Inflation is falling but high prices remain. Energy costs are also falling but product prices are rising. The feta cheese is now considered a luxury product and the oil’s packaging has acquired anti-theft protection. Soaring prices are squeezing consumer demand but corporate profitability is booming – two out of three listed companies saw profits rise in the first eight months of the year.

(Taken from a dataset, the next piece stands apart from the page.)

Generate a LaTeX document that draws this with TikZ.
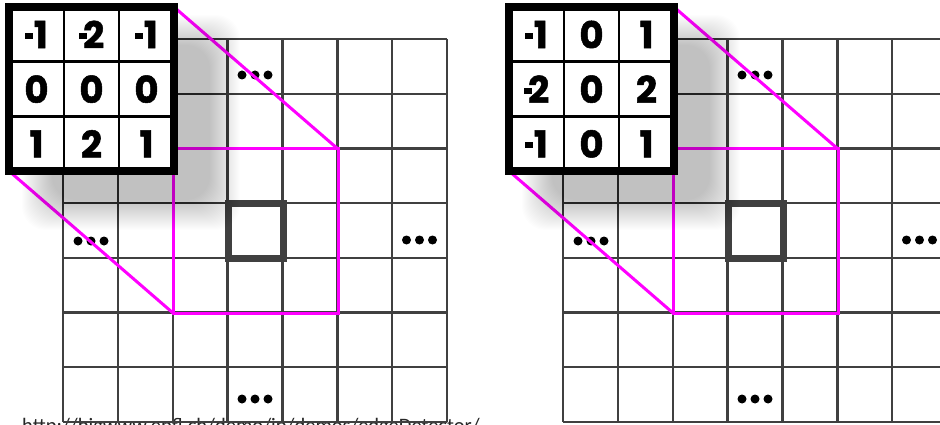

The government highlights the fact that Greece had the third lowest headline inflation in the eurozone in September, acknowledges that food inflation remains a problem, and keeps measures such as the ‘household basket’. These measures have already proven to be insufficient, but new measures are not foreseen – that is, not even a reduction of the VAT on food. Because, as the Deputy Finance Minister Haris Theocharis told Naftemporiki TV, VAT is a valuable revenue that public funds cannot afford to be deprived of. That is, one of the big winners of high inflation, the state, does not have the possibility (or the intention) to give up even a part of its profits.
Neither do businesses have a similar intention. It is known and obvious that companies, at the beginning of the crisis, raised their prices far above the rate of increase in energy costs, in order to preserve their profit margins.
These margins show no intention of shrinking even now, even though the IMF says that 50% of the inflation boom comes, internationally, from corporate profits. Therefore, the phenomenon of ‘greed inflation’ is not only Greek, it is global.